***** Provided data *****

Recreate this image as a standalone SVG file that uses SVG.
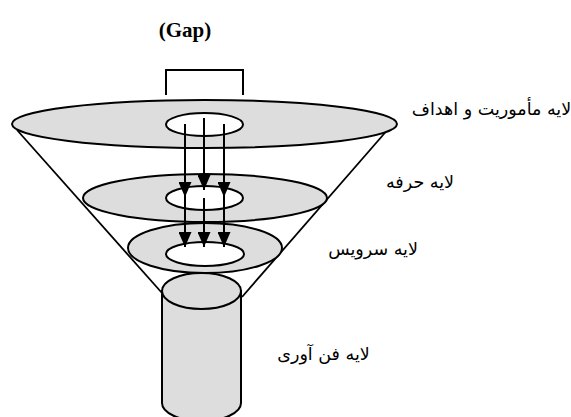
<svg xmlns="http://www.w3.org/2000/svg" width="571" height="417" viewBox="0 0 571 417">
<style>
.disc{fill:#dddddd;stroke:#000;stroke-width:2}
.hole{fill:#fff;stroke:#000;stroke-width:2}
.edge{stroke:#000;stroke-width:1.8;fill:none}
.arr{stroke:#000;stroke-width:2;fill:none;marker-end:url(#head)}
.lbl{font-family:"DejaVu Sans",sans-serif;font-size:17.5px;fill:#000;text-anchor:middle}
.gap{font-family:"Liberation Serif",serif;font-weight:bold;font-size:21px;fill:#000;text-anchor:middle}
</style>
<defs>
<marker id="head" markerUnits="userSpaceOnUse" markerWidth="15" markerHeight="13" refX="15" refY="6.5" orient="auto">
<path d="M0,0 L15,6.5 L0,13 Z" fill="#000"/>
</marker>
</defs>
<rect width="571" height="417" fill="#fff"/>
<g id="connectors-funnel">
<line class="edge" x1="17" y1="130" x2="162" y2="293"/>
<line class="edge" x1="390" y1="127" x2="242" y2="297"/>
</g>
<g id="gap">
<text class="gap" x="185" y="37">(Gap)</text>
<path d="M166,95 V70 H243 V95" fill="none" stroke="#000" stroke-width="2"/>
</g>
<g id="mission-layer">
<ellipse class="disc" cx="204.5" cy="124" rx="192.5" ry="24"/>
<ellipse class="hole" cx="204.5" cy="124.5" rx="38.5" ry="11.5"/>
<text class="lbl" x="491.5" y="115">لایه مأموریت و اهداف</text>
</g>
<g id="profession-layer">
<ellipse class="disc" cx="205" cy="198" rx="122" ry="24"/>
<ellipse class="hole" cx="204.5" cy="198" rx="38.5" ry="12"/>
<text class="lbl" x="420" y="188">لایه حرفه</text>
</g>
<g id="service-layer">
<ellipse class="disc" cx="205" cy="248" rx="77" ry="25"/>
<ellipse class="hole" cx="205" cy="254" rx="39" ry="12"/>
<text class="lbl" x="373" y="255">لایه سرویس</text>
</g>
<g id="technology-layer">
<path class="disc" d="M162,291 L162,403 A39.5,18 0 0 0 241,403 L241,291 Z"/>
<ellipse class="disc" cx="201.5" cy="291" rx="39.5" ry="18" fill="#e2e2e2"/>
<text class="lbl" x="323.5" y="360">لایه فن آوری</text>
</g>
<g id="connectors">
<line class="arr" x1="185" y1="124" x2="185" y2="197"/>
<line class="arr" x1="204" y1="118" x2="204" y2="190"/>
<line class="arr" x1="224" y1="124" x2="224" y2="197"/>
<line class="arr" x1="185" y1="197" x2="185" y2="247"/>
<line class="arr" x1="204" y1="198" x2="204" y2="247"/>
<line class="arr" x1="224" y1="197" x2="224" y2="247"/>
</g>
</svg>
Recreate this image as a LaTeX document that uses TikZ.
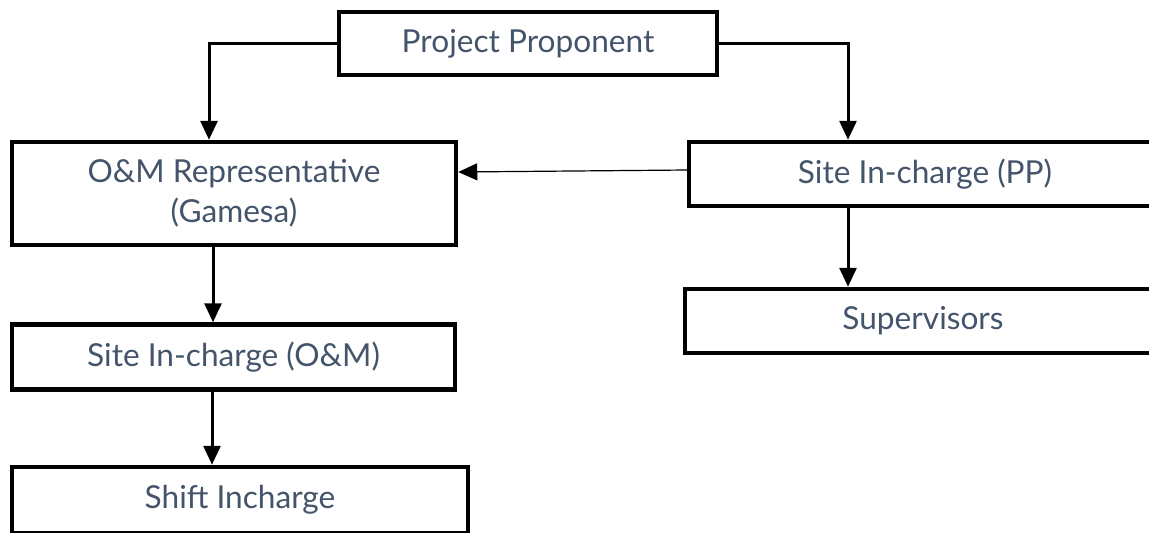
\documentclass[tikz,border=0pt]{standalone}
\usepackage{fontspec}
\setmainfont{Lato}
\usetikzlibrary{arrows.meta}
\definecolor{text_gray}{RGB}{68,84,106}
\newlength\px
\setlength\px{0.02cm}

\begin{document}
\begin{tikzpicture}[x=0.02cm,y=-0.02cm,>={Triangle[length=0.38cm,width=0.34cm]}]
    \tikzstyle{box}=[draw=black, line width=4.5\px, rectangle, fill=none, text=text_gray, align=center, inner sep=0pt,
                     font=\fontsize{18}{23}\selectfont]
    \tikzstyle{arr}=[->, line width=3\px]
    \tikzstyle{thinarr}=[->, line width=1.2\px]

    \useasboundingbox (0,0) rectangle (1149,532);

    \node[box, minimum width=378\px, minimum height=63\px] (proj)   at (528,43.5)  {Project Proponent};
    \node[box, minimum width=444\px, minimum height=103\px] (om)    at (234,193.5) {O\&M Representative\\(Gamesa)};
    \node[box, minimum width=472\px, minimum height=64\px] (sitepp) at (925,174)   {Site In-charge (PP)};
    \node[box, minimum width=476\px, minimum height=64\px] (sup)    at (923,321)   {Supervisors};
    \node[box, minimum width=443\px, minimum height=65\px] (siteom) at (233.5,357) {Site In-charge (O\&M)};
    \node[box, minimum width=456\px, minimum height=66\px] (shift)  at (240,500)   {Shift Incharge};

    \draw[arr] (proj.west) -| ([xshift=-25\px]om.north);
    \draw[arr] (proj.east) -| ([xshift=-77\px]sitepp.north);
    \draw[thinarr] ([yshift=4\px]sitepp.west) -- ([yshift=21.5\px]om.east);
    \draw[arr] ([xshift=-21\px]om.south) -- ([xshift=-21\px]om.south |- siteom.north);
    \draw[arr] ([xshift=-77\px]sitepp.south) -- ([xshift=-77\px]sitepp.south |- sup.north);
    \draw[arr] ([xshift=-21.5\px]siteom.south) -- ([xshift=-21.5\px]siteom.south |- shift.north);
\end{tikzpicture}
\end{document}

*****

• **Short exercise**: Nothing in the entries above should change when they are printed again, except that the pictures are dropped.

• **In response**:
Recreate this image as a standalone SVG file that uses SVG.
<svg xmlns="http://www.w3.org/2000/svg" width="571" height="417" viewBox="0 0 571 417">
<style>
.disc{fill:#dddddd;stroke:#000;stroke-width:2}
.hole{fill:#fff;stroke:#000;stroke-width:2}
.edge{stroke:#000;stroke-width:1.8;fill:none}
.arr{stroke:#000;stroke-width:2;fill:none;marker-end:url(#head)}
.lbl{font-family:"DejaVu Sans",sans-serif;font-size:17.5px;fill:#000;text-anchor:middle}
.gap{font-family:"Liberation Serif",serif;font-weight:bold;font-size:21px;fill:#000;text-anchor:middle}
</style>
<defs>
<marker id="head" markerUnits="userSpaceOnUse" markerWidth="15" markerHeight="13" refX="15" refY="6.5" orient="auto">
<path d="M0,0 L15,6.5 L0,13 Z" fill="#000"/>
</marker>
</defs>
<rect width="571" height="417" fill="#fff"/>
<g id="connectors-funnel">
<line class="edge" x1="17" y1="130" x2="162" y2="293"/>
<line class="edge" x1="390" y1="127" x2="242" y2="297"/>
</g>
<g id="gap">
<text class="gap" x="185" y="37">(Gap)</text>
<path d="M166,95 V70 H243 V95" fill="none" stroke="#000" stroke-width="2"/>
</g>
<g id="mission-layer">
<ellipse class="disc" cx="204.5" cy="124" rx="192.5" ry="24"/>
<ellipse class="hole" cx="204.5" cy="124.5" rx="38.5" ry="11.5"/>
<text class="lbl" x="491.5" y="115">لایه مأموریت و اهداف</text>
</g>
<g id="profession-layer">
<ellipse class="disc" cx="205" cy="198" rx="122" ry="24"/>
<ellipse class="hole" cx="204.5" cy="198" rx="38.5" ry="12"/>
<text class="lbl" x="420" y="188">لایه حرفه</text>
</g>
<g id="service-layer">
<ellipse class="disc" cx="205" cy="248" rx="77" ry="25"/>
<ellipse class="hole" cx="205" cy="254" rx="39" ry="12"/>
<text class="lbl" x="373" y="255">لایه سرویس</text>
</g>
<g id="technology-layer">
<path class="disc" d="M162,291 L162,403 A39.5,18 0 0 0 241,403 L241,291 Z"/>
<ellipse class="disc" cx="201.5" cy="291" rx="39.5" ry="18" fill="#e2e2e2"/>
<text class="lbl" x="323.5" y="360">لایه فن آوری</text>
</g>
<g id="connectors">
<line class="arr" x1="185" y1="124" x2="185" y2="197"/>
<line class="arr" x1="204" y1="118" x2="204" y2="190"/>
<line class="arr" x1="224" y1="124" x2="224" y2="197"/>
<line class="arr" x1="185" y1="197" x2="185" y2="247"/>
<line class="arr" x1="204" y1="198" x2="204" y2="247"/>
<line class="arr" x1="224" y1="197" x2="224" y2="247"/>
</g>
</svg>
Recreate this image as a LaTeX document that uses TikZ.
\documentclass[tikz,border=0pt]{standalone}
\usepackage{fontspec}
\setmainfont{Lato}
\usetikzlibrary{arrows.meta}
\definecolor{text_gray}{RGB}{68,84,106}
\newlength\px
\setlength\px{0.02cm}

\begin{document}
\begin{tikzpicture}[x=0.02cm,y=-0.02cm,>={Triangle[length=0.38cm,width=0.34cm]}]
    \tikzstyle{box}=[draw=black, line width=4.5\px, rectangle, fill=none, text=text_gray, align=center, inner sep=0pt,
                     font=\fontsize{18}{23}\selectfont]
    \tikzstyle{arr}=[->, line width=3\px]
    \tikzstyle{thinarr}=[->, line width=1.2\px]

    \useasboundingbox (0,0) rectangle (1149,532);

    \node[box, minimum width=378\px, minimum height=63\px] (proj)   at (528,43.5)  {Project Proponent};
    \node[box, minimum width=444\px, minimum height=103\px] (om)    at (234,193.5) {O\&M Representative\\(Gamesa)};
    \node[box, minimum width=472\px, minimum height=64\px] (sitepp) at (925,174)   {Site In-charge (PP)};
    \node[box, minimum width=476\px, minimum height=64\px] (sup)    at (923,321)   {Supervisors};
    \node[box, minimum width=443\px, minimum height=65\px] (siteom) at (233.5,357) {Site In-charge (O\&M)};
    \node[box, minimum width=456\px, minimum height=66\px] (shift)  at (240,500)   {Shift Incharge};

    \draw[arr] (proj.west) -| ([xshift=-25\px]om.north);
    \draw[arr] (proj.east) -| ([xshift=-77\px]sitepp.north);
    \draw[thinarr] ([yshift=4\px]sitepp.west) -- ([yshift=21.5\px]om.east);
    \draw[arr] ([xshift=-21\px]om.south) -- ([xshift=-21\px]om.south |- siteom.north);
    \draw[arr] ([xshift=-77\px]sitepp.south) -- ([xshift=-77\px]sitepp.south |- sup.north);
    \draw[arr] ([xshift=-21.5\px]siteom.south) -- ([xshift=-21.5\px]siteom.south |- shift.north);
\end{tikzpicture}
\end{document}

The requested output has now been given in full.